Lately, I've fallen into the habit of porting many of my websites into Drupal. I just can't resist the functionality that it offers. It is very robust, and takes minimal effort to understand how it works, assuming that you have some web design and PHP background experience. After all, who feels like handcoding security into login and database scripts if you can just load up Drupal and it's done?

However, one of the things that is starting to drive me up a wall is hacking their CSS styling. Simple tasks (like removing a border from a table) that normally took me a few seconds of coding and few more to upload can now take up to an hour just to try and figure out all of the places where they are referencing that table in the code. I'll change what I believe to be the appropriate rule, but it won't work.
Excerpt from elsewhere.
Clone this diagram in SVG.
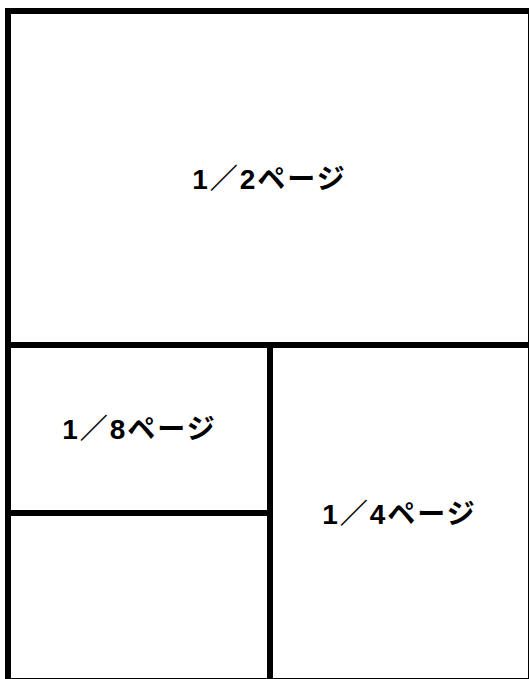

Then I find out that there's another reference somewhere changing that CSS rule. It's very frustrating. The new color-changing features make it even more confusing. In addition, you can always expect Microsoft Internet Exploder to screw something up that looks perfect in Firefox. (I suppose I shouldn't lay this down too thick, though, as one of the Drupal problems that I am seeing now (which has to do with tables nested within div's) is only showing up in Firefox.)

I'm also anxiously waiting for some of the plugin modules to be ported in Drupal 5. The "Service Links" module is high priority on that list. I wonder what other bookmarking/tagging sites they will have added to that module.

In a nutshell, it is important to make sure that we don't start porting everything into CMS systems simply because of the built-in functionality. If it makes more sense and will be much quicker to just hand-code the site, we should take that route instead. Like everyday living, it's easy to get caught up in the "bells and whistles" that are offered and fail to see how much more complicated these "innovations" are making our lives.